U.S. energy policy should be based on the creativity of free enterprise. Congress and the Administration should rely on the private sector’s research and development capabilities to deliver traditional supplies and viable new energy sources rather than mandates, regulations, subsidies, and directed research. All sources of domestic energy should be made available and artificial constraints on infrastructure, including costly environmental regulations, removed. Such steps will unshackle delivery of supplies and allow key sources like nuclear energy to achieve their potential. Efforts to reduce dependence on foreign oil or carbon altogether must be grounded in policies that are best for the economy by limiting or removing regulatory and tax barriers that impede private-sector innovation. Internationally, U.S. policy should advance free energy markets by sustaining access to the global marketplace using all instruments of national power. Policies should thwart the capacity of coercive regimes to employ energy supplies as an economic weapon. Americans understand that freedom, opportunity and quality of life suffer when abundant, affordable energy supplies are threatened, not just at home, but worldwide.

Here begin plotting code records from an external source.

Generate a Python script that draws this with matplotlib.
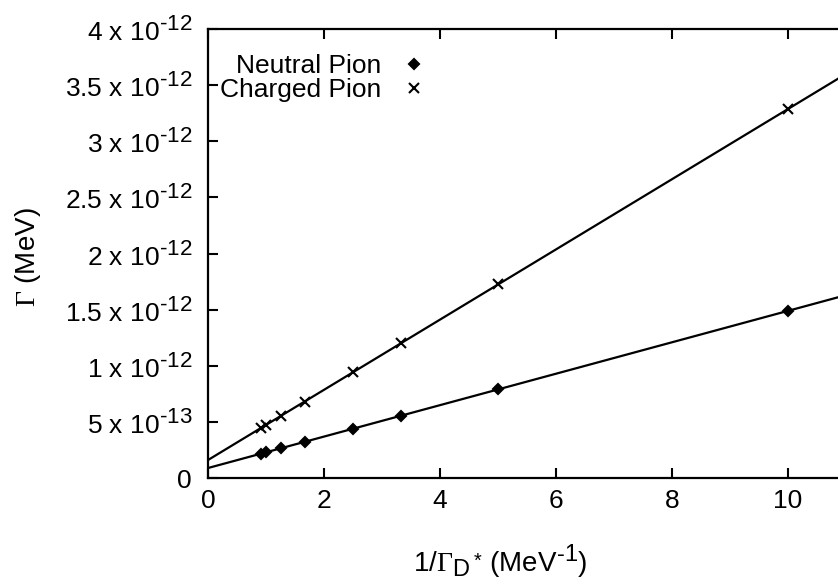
import numpy as np
import matplotlib
matplotlib.use('Agg')
import matplotlib.pyplot as plt
import matplotlib._mathtext as mtext

plt.rcParams['font.family'] = ['Liberation Sans', 'DejaVu Sans']
plt.rcParams['mathtext.fontset'] = 'custom'
plt.rcParams['mathtext.rm'] = 'Liberation Sans'
plt.rcParams['mathtext.it'] = 'Liberation Sans:italic'
plt.rcParams['mathtext.sf'] = 'Liberation Serif'
# gnuplot style superscripts are bigger than mathtext's default
mtext.SHRINK_FACTOR = 0.85

# data
inv_width = [0.909, 1.0, 1.25, 1.667, 2.5, 3.333, 5.0, 10.0]
neutral = [0.216e-12, 0.229e-12, 0.264e-12, 0.322e-12, 0.439e-12, 0.556e-12, 0.789e-12, 1.489e-12]
charged = [0.444e-12, 0.473e-12, 0.551e-12, 0.681e-12, 0.942e-12, 1.203e-12, 1.724e-12, 3.287e-12]

xticks = [0, 2, 4, 6, 8, 10]
yticks = [0, 0.5e-12, 1e-12, 1.5e-12, 2e-12, 2.5e-12, 3e-12, 3.5e-12, 4e-12]
H = '\u2010'
ylabels = ['0', r'5 x 10$^{%s13}$' % H, r'1 x 10$^{%s12}$' % H, r'1.5 x 10$^{%s12}$' % H,
           r'2 x 10$^{%s12}$' % H, r'2.5 x 10$^{%s12}$' % H, r'3 x 10$^{%s12}$' % H,
           r'3.5 x 10$^{%s12}$' % H, r'4 x 10$^{%s12}$' % H]

fs = 19
fig = plt.figure(figsize=(8.38, 5.8), dpi=100)
# plot box runs off the right edge like the original
ax = fig.add_axes([208/838, 102/580, 696/838, 449/580])
xmin, xmax = 0, 12

for y, mk, ms, lab in [(neutral, 'D', 5.5, 'Neutral Pion'), (charged, 'x', 6.5, 'Charged Pion')]:
    ax.plot(inv_width, y, mk, color='black', ms=ms, mew=1.5, label=lab)
    p = np.polyfit(inv_width, y, 1)
    xx = np.array([xmin, xmax])
    ax.plot(xx, np.polyval(p, xx), color='black', lw=1.6)

ax.set_xlim(xmin, xmax)
ax.set_ylim(0, 4e-12)
ax.set_xticks(xticks)
ax.set_xticklabels([str(t) for t in xticks])
ax.set_yticks(yticks)
ax.set_yticklabels(ylabels)

ax.spines['right'].set_visible(False)
for s in ['left', 'bottom', 'top']:
    ax.spines[s].set_linewidth(1.6)
ax.tick_params(direction='in', length=7, width=1.5, labelsize=fs, top=True, right=False)
ax.tick_params(axis='x', pad=8)
ax.tick_params(axis='y', pad=11.5)

ax.set_ylabel(r'$\mathsf{\Gamma}$ (MeV)', fontsize=20, va='center')
ax.yaxis.set_label_coords(-0.2586, 0.492)
ax.set_xlabel(r'1/$\mathsf{\Gamma}_{\mathrm{D}^*}\,$(MeV$^{%s1}$)' % H, fontsize=20, va='center')
ax.xaxis.set_label_coords(0.42, -0.187)

ax.legend(loc='upper right', bbox_to_anchor=(0.315, 0.944), frameon=False, markerfirst=False,
          fontsize=fs, handlelength=1.0, handletextpad=0.75, labelspacing=0.0,
          borderaxespad=0, borderpad=0)

fig.savefig('out.png', dpi=100)
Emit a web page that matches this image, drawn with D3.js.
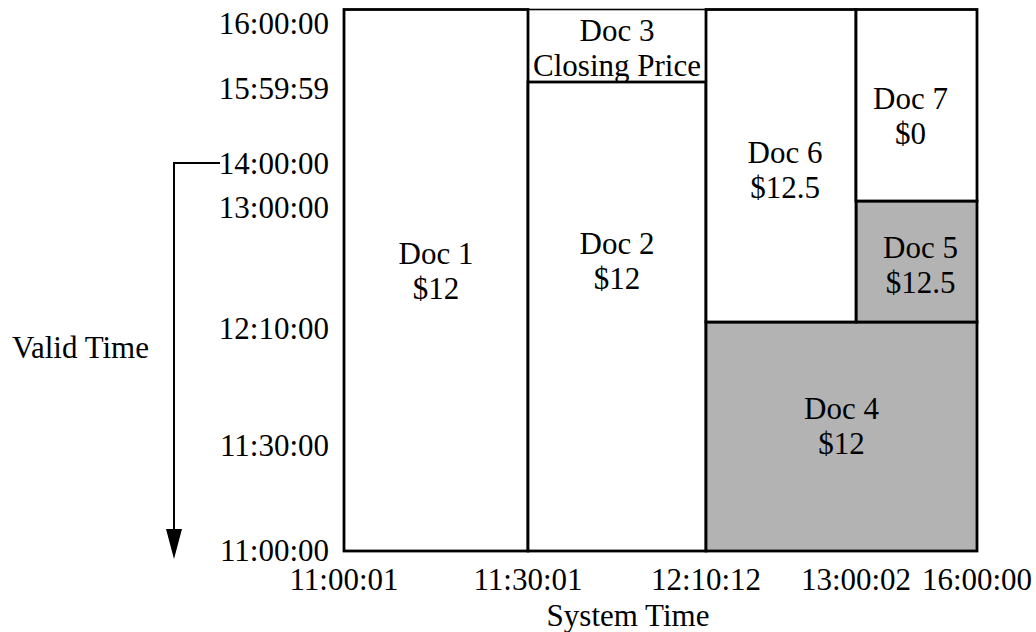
<!DOCTYPE html>
<html><head><meta charset="utf-8">
<script src="https://cdn.jsdelivr.net/npm/d3@7/dist/d3.min.js"></script>
<style>
body{margin:0;background:#fff}
svg{display:block}
text{font-family:"Liberation Serif","Times New Roman",serif;font-size:31px;fill:#000}
</style>
</head><body>
<svg id="chart" width="1036" height="632"></svg>
<script>
// ---- data ----
const systemTimes = ["11:00:01","11:30:01","12:10:12","13:00:02","16:00:00"];
const validTimes  = ["11:00:00","11:30:00","12:10:00","13:00:00","14:00:00","15:59:59","16:00:00"];
const docNames    = ["Doc 1","Doc 2","Doc 3","Doc 4","Doc 5","Doc 6","Doc 7"];
const docValues   = ["$12","$12","Closing Price","$12","$12.5","$12.5","$0"];
const docSysStart = ["11:00:01","11:30:01","11:30:01","12:10:12","13:00:02","12:10:12","13:00:02"];
const docSysEnd   = ["11:30:01","12:10:12","12:10:12","16:00:00","16:00:00","13:00:02","16:00:00"];
const docValidStart = ["11:00:00","11:00:00","15:59:59","11:00:00","12:10:00","12:10:00","13:00:00"];
const docValidEnd   = ["16:00:00","15:59:59","16:00:00","12:10:00","13:00:00","16:00:00","16:00:00"];
const docShaded   = [false,false,false,true,true,false,false];
const arrowTime   = "14:00:00";

// ---- layout ----
const sec = s => { const [h,m,x] = s.split(":").map(Number); return h*3600+m*60+x; };
const x = d3.scaleLinear().domain(systemTimes.map(sec)).range([344,528,706,856,977]);
const y = d3.scaleLinear().domain(validTimes.map(sec)).range([551,439,322,201,157,82,9.5]);
const labelShift = {"Doc 1":[0,-9],"Doc 2":[0,-56],"Doc 3":[0,2],"Doc 4":[0,-11],"Doc 5":[4,3],"Doc 6":[4,4],"Doc 7":[-6,11]};
const lineGap = 35;

const svg = d3.select("#chart");
const docs = docNames.map((n,i)=>({name:n,value:docValues[i],s0:sec(docSysStart[i]),s1:sec(docSysEnd[i]),
  v0:sec(docValidStart[i]),v1:sec(docValidEnd[i]),shaded:docShaded[i]}));

// boxes (thin Doc 3 first)
const order = docs.slice().sort((a,b)=> (a.name==="Doc 3"? -1 : b.name==="Doc 3" ? 1 : 0));
svg.append("g").selectAll("rect").data(order).join("rect")
  .attr("x", d=>x(d.s0)).attr("y", d=>y(d.v1))
  .attr("width", d=>x(d.s1)-x(d.s0)).attr("height", d=>y(d.v0)-y(d.v1))
  .attr("fill", d=>d.shaded? "#b3b3b3" : "#fff")
  .attr("stroke","#000")
  .attr("stroke-width", d=> d.name==="Doc 3" ? 1.6 : 2.8);

// box labels
const lg = svg.append("g").selectAll("g").data(docs).join("g")
  .attr("transform", d=>{
    const sh = labelShift[d.name]||[0,0];
    return `translate(${(x(d.s0)+x(d.s1))/2+sh[0]},${(y(d.v0)+y(d.v1))/2+sh[1]})`;
  });
lg.append("text").attr("text-anchor","middle").attr("dominant-baseline","central")
  .attr("y",-lineGap/2).text(d=>d.name);
lg.append("text").attr("text-anchor","middle").attr("dominant-baseline","central")
  .attr("y",lineGap/2).text(d=>d.value);

// y axis labels
const plotLeft = x.range()[0], plotBottom = y.range()[0], plotTop = y.range()[y.range().length-1];
const labelY = t => Math.max(plotTop+13.5, Math.min(plotBottom-1, y(sec(t))+6));
svg.append("g").selectAll("text").data(validTimes).join("text")
  .attr("x", plotLeft-15).attr("y", d=>labelY(d))
  .attr("text-anchor","end").attr("dominant-baseline","central").text(d=>d);

// x axis labels
svg.append("g").selectAll("text").data(systemTimes).join("text")
  .attr("x", d=>x(sec(d))).attr("y", plotBottom+39)
  .attr("text-anchor","middle").text(d=>d);

// axis titles
svg.append("text").attr("x",628).attr("y",626).attr("text-anchor","middle").text("System Time");
svg.append("text").attr("x",12).attr("y",347).attr("dominant-baseline","central").text("Valid Time");

// arrow
const ay = labelY(arrowTime), ax = 174;
svg.append("path").attr("d", `M${plotLeft-124},${ay}H${ax}V${plotBottom-20}`)
  .attr("fill","none").attr("stroke","#000").attr("stroke-width",2);
svg.append("path").attr("d", `M${ax-8},${plotBottom-22}L${ax+8},${plotBottom-22}L${ax},${plotBottom+8}Z`).attr("fill","#000");
</script>
</body></html>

Impact of the Waxman-Markey Climate Change Legislation on the States
On June 26, the House of Representatives narrowly passed climate change legislation designed by Henry Waxman (D-CA) and Edward Markey (D-MA). The 1,427-page bill would restrict greenhouse gas emissions from industry, mainly carbon dioxide from the combustion of coal, oil, and natural gas.
If passed by the Senate, the bill would burden families with thousands of dollars per year in direct and indirect energy costs. According to a new study produced by Heritage’s Center for Data Analysis (CDA), forecasts severe consequences-including crushing energy costs, millions of jobs lost and falling household income-if Congress enacts the so-called Waxman-Markey bill.
Inevitably the bill will affect each state differently. Some states are more energy-intensive than others and some rely a great deal on manufacturing to fuel its economy. Regardless, the costs in every state are significant. Increases in electricity and gasoline are a dreadful site for any American. Moreover, the projected losses in jobs and Gross State Product (GSP) illustrate how each state’s economy will be operating well under its potential directly because of the Waxman-Markey bill.